On September 22, 1968, following another stroke, he died in Rio de Janeiro.

==Select bibliography==

- Maleita, Schmidt Ed., Rio de Janeiro, 1934.
- Salgueiro, José Olympio, Rio de Janeiro, 1935.
- A luz no subsolo, José Olympio, Rio de Janeiro, 1936.
- Mãos vazias, José Olympio, Rio de Janeiro, 1938.
- Histórias da Lagoa Grande, Globo, Porto Alegre, 1939.
- O desconhecido, José Olympio, Rio de Janeiro, 1940.
- Céu escuro, Vamos Lêr!, Rio de Janeiro, 1940.
- Poesias, José Olympio, Rio de Janeiro, 1941.
- Dias perdidos, José Olympio, Rio de Janeiro, 1943.
- Novas poesias, José Olympio, Rio de Janeiro, 1944.
- O escravo (play), Zélio Valverde Ed., Rio de Janeiro, 1944.
- Inácio, in Dez romancistas falam de seus personagens, Ed. Condé, Rio de Janeiro, 1946.
- A professora Hilda, José Olympio, Rio de Janeiro, 1946.
- O anfiteatro, Livraria Agir, Rio de Janeiro, 1946.
- O enfeitiçado, José Olympio, Rio de Janeiro, 1954.
- Crônica da casa assassinada, José Olympio, Rio de Janeiro, 1959. Translated by Margaret Jull Costa and Robin Patterson as Chronicle of the Murdered House (Open Letter, 2016).

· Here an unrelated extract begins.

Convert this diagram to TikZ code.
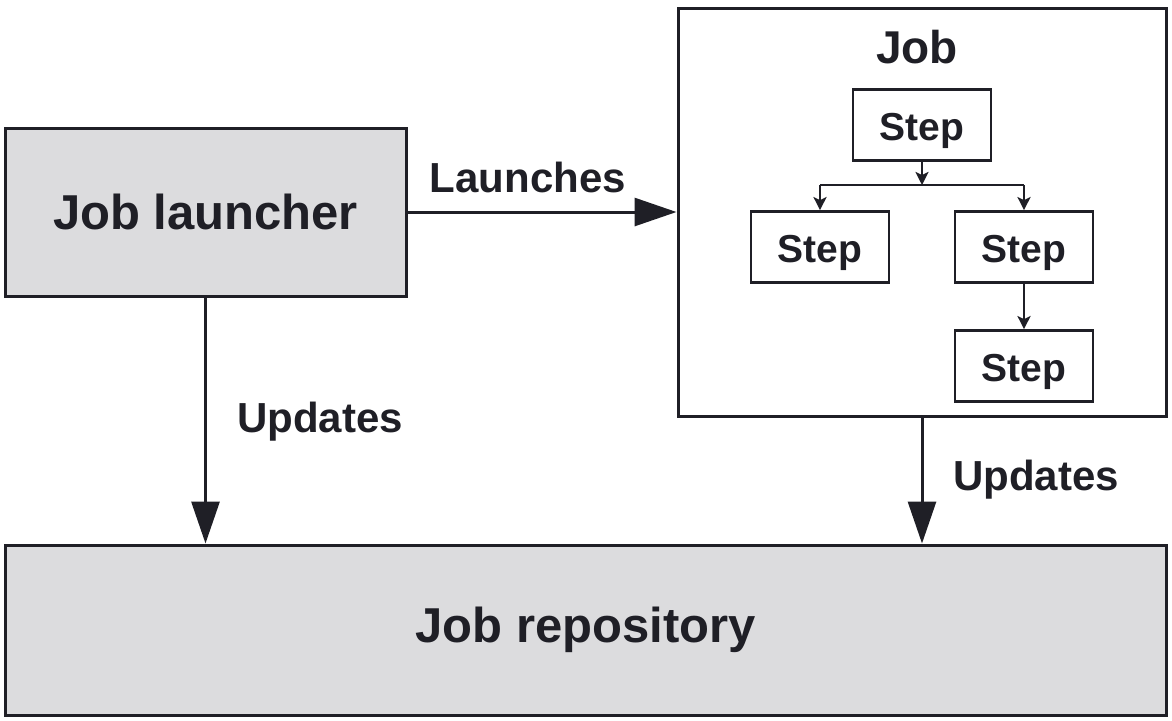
\documentclass[tikz,border=0pt]{standalone}
\usepackage{fontspec}
\setmainfont{Liberation Sans}
\usetikzlibrary{arrows.meta}
\definecolor{boxgray}{HTML}{DCDCDE}
\definecolor{ink}{HTML}{1F1F26}
\begin{document}
\begin{tikzpicture}[x=0.5pt,y=-0.5pt,
  bigbox/.style={draw=ink,line width=1.5pt,fill=boxgray,inner sep=0pt,text=ink,font=\bfseries\fontsize{24.5}{28}\selectfont},
  jobbox/.style={draw=ink,line width=1.5pt,fill=white,inner sep=0pt},
  stepbox/.style={draw=ink,line width=1.4pt,fill=white,inner sep=0pt,minimum width=69pt,minimum height=35.5pt,text height=15pt,text depth=-6pt,text=ink,font=\bfseries\fontsize{19.5}{22}\selectfont},
  lbl/.style={text=ink,font=\bfseries\fontsize{21}{24}\selectfont,inner sep=0pt},
  bigarrow/.style={draw=ink,line width=1.5pt,-{Triangle[length=21pt,width=14pt]}},
  smallarrow/.style={draw=ink,line width=1.3pt,-{Stealth[length=6.5pt,width=6.5pt,inset=1.5pt]}},
  plainline/.style={draw=ink,line width=1.3pt}
]
\useasboundingbox (0,0) rectangle (1172,720);
\fill[white] (0,0) rectangle (1172,720);

\node[bigbox,minimum width=200.5pt,minimum height=84pt] (jl) at (205.5,212) {Job launcher};
\node[jobbox,minimum width=244pt,minimum height=204pt] (job) at (922,212) {};
\node[lbl,font=\bfseries\fontsize{23}{26}\selectfont] (jobt) at (917,47) {Job};
\node[bigbox,minimum width=580.5pt,minimum height=85pt] (repo) at (585.5,630) {Job repository};

\node[stepbox] (s1) at (922,125) {Step};
\node[stepbox] (s2) at (820,247) {Step};
\node[stepbox] (s3) at (1024,247) {Step};
\node[stepbox] (s4) at (1024,366) {Step};

\coordinate (junc) at (922,185);
\coordinate (jl2) at (820,185);
\coordinate (jr2) at (1024,185);

\draw[smallarrow] (s1.south) -- (junc);
\draw[plainline] (jl2) -- (jr2);
\draw[smallarrow] (jl2) -- (s2.north);
\draw[smallarrow] (jr2) -- (s3.north);
\draw[smallarrow] (s3.south) -- (s4.north);

\draw[bigarrow] (jl.east) -- (job.west);
\node[lbl] (launches) at (528,177) {Launches};

\draw[bigarrow] (jl.south) -- (jl.south |- repo.north);
\node[lbl] (upd1) at (320,422) {Updates};

\draw[bigarrow] (job.south) -- (job.south |- repo.north);
\node[lbl] (upd2) at (1036,480) {Updates};
\end{tikzpicture}
\end{document}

- Diário I, Elos, Rio de Janeiro, 1961
- O mistério dos MMM, in collaboration with João Condé. O Cruzeiro, Rio de Janeiro, 1962.
- Diário completo, José Olympio/INL, Rio de Janeiro, 1970.

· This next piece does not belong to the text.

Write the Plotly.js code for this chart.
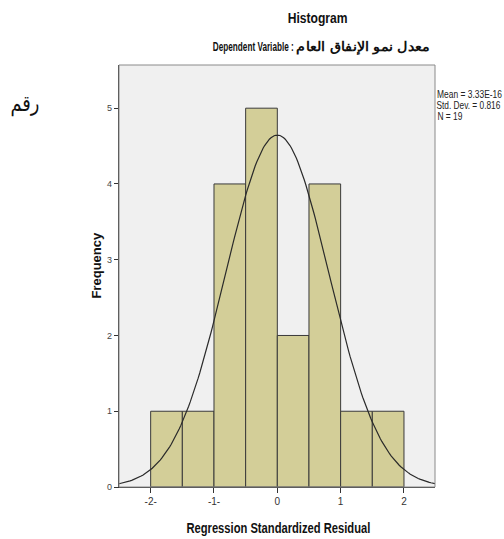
<!DOCTYPE html>
<html>
<head>
<meta charset="utf-8">
<script src="https://cdn.plot.ly/plotly-3.0.1.min.js"></script>
<style>html,body{margin:0;padding:0;background:#fff;}#chart{width:504px;height:539px;}</style>
</head>
<body>
<div id="chart"></div>
<script>
// Data
const binCenters = [-1.75, -1.25, -0.75, -0.25, 0.25, 0.75, 1.25, 1.75];
const frequencies = [1, 1, 4, 5, 2, 4, 1, 1];
const binWidth = 0.5;
const statMean = 3.33e-16;
const statSD = 0.816;
const statN = 19;
const xTickVals = [-2, -1, 0, 1, 2];
const xTickText = ["-2-", "-1-", "0", "1", "2"];
const yTickVals = [0, 1, 2, 3, 4, 5];
const statLines = ["Mean = 3.33E-16", "Std. Dev. = 0.816", "N = 19"];

// Normal curve from the stated mean / SD / N (scaled to bin width)
const curveX = [], curveY = [];
for (let i = 0; i <= 200; i++) {
  const x = -2.5 + i * 5 / 200;
  const z = (x - statMean) / statSD;
  curveX.push(x);
  curveY.push(statN * binWidth / (statSD * Math.sqrt(2 * Math.PI)) * Math.exp(-0.5 * z * z));
}

const sans = "Liberation Sans, Arial, sans-serif";
const L = 119, W = 316, T = 65, H = 422;
const px = v => (v - L) / W;          // page px -> paper x
const py = v => 1 - (v - T) / H;      // page px -> paper y

const traces = [
  {
    type: "bar", x: binCenters, y: frequencies, width: binWidth,
    marker: {color: "#d3ce98", line: {color: "#3a3a3a", width: 1}},
    hoverinfo: "none", showlegend: false
  },
  {
    type: "scatter", mode: "lines", x: curveX, y: curveY,
    line: {color: "#2a2a2a", width: 1.2}, hoverinfo: "none", showlegend: false
  }
];

// annotations (centered) with target text widths (px) for a condensed look
const ann = [];
const widths = [];
function addAnn(text, left, w, cy, size, bold, extra) {
  const a = Object.assign({
    text: text, x: px(left + w / 2), y: py(cy), xanchor: "center", yanchor: "middle",
    xref: "paper", yref: "paper", showarrow: false,
    font: {family: sans, size: size, color: "#111", weight: bold ? "bold" : "normal"}
  }, extra || {});
  ann.push(a); widths.push(w);
}

addAnn("Histogram", 287, 60, 18, 14, true);
addAnn("Dependent Variable :", 213, 81, 47, 13, true);
addAnn("معدل نمو الإنفاق العام", 297, 133, 47, 13, true);
addAnn("Regression Standardized Residual", 186, 184, 527, 15, true);
const statY = [95, 106, 117], statW = [65, 64, 25];
statLines.forEach((s, i) => addAnn(s, 437, statW[i], statY[i], 10, false, {font: {family: sans, size: 10, color: "#222"}}));
addAnn("رقم", 10, 29, 104, 22, false, {font: {family: "DejaVu Sans, Noto Sans, sans-serif", size: 22, color: "#111"}});
ann.push({text: "Frequency", x: px(97), y: py(266), xanchor: "center", yanchor: "middle", textangle: -90,
  xref: "paper", yref: "paper", showarrow: false,
  font: {family: sans, size: 12, color: "#111", weight: "bold"}});
widths.push(66);

const layout = {
  width: 504, height: 539,
  margin: {l: L, r: 504 - L - W, t: T, b: 539 - T - H},
  paper_bgcolor: "#ffffff",
  plot_bgcolor: "#f0f0f0",
  bargap: 0,
  xaxis: {
    range: [-2.5, 2.49], tickvals: xTickVals, ticktext: xTickText,
    ticks: "outside", ticklen: 5, tickcolor: "#333", tickwidth: 1,
    showgrid: false, zeroline: false, showline: true, linecolor: "#333", linewidth: 1.2,
    tickfont: {family: sans, size: 10, color: "#333"}
  },
  yaxis: {
    range: [0, 5.57], tickvals: yTickVals,
    ticks: "outside", ticklen: 4, tickcolor: "#333", tickwidth: 1,
    showgrid: false, zeroline: false, showline: true, linecolor: "#333", linewidth: 1.2,
    tickfont: {family: sans, size: 9, color: "#444"}
  },
  shapes: [
    {type: "rect", xref: "paper", yref: "paper", x0: 0, x1: 1, y0: 0, y1: 1,
     line: {color: "#8a8a8a", width: 1}, fillcolor: "rgba(0,0,0,0)", layer: "above"}
  ],
  annotations: ann
};

Plotly.newPlot("chart", traces, layout, {staticPlot: true, displayModeBar: false}).then(gd => {
  const groups = gd.querySelectorAll("g.annotation");
  groups.forEach((g, i) => {
    const t = g.querySelector("text.annotation-text");
    const bg = g.querySelector("rect.bg");
    if (!t || !widths[i]) return;
    const nat = t.getComputedTextLength();
    if (!nat) return;
    const k = widths[i] / nat;
    [t, bg].forEach(el => {
      if (!el) return;
      el.style.transformBox = "fill-box";
      el.style.transformOrigin = "center";
      el.style.transform = "scaleX(" + k + ")";
    });
  });
});
</script>
</body>
</html>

- Três histórias da província, Bloch, Rio de Janeiro, 1969.
- Três histórias da cidade, Bloch, Rio de Janeiro, 1969.
- O viajante (Unfinished novel, edited and prefaced by Octavio de Faria). José Olympio, Rio de Janeiro, 1973.
- Poemas inéditos, (Introduced and edited by Octávio de Faria, prefaced by João Etienne Filho), Nova Fronteira, Rio de Janeiro, 1982.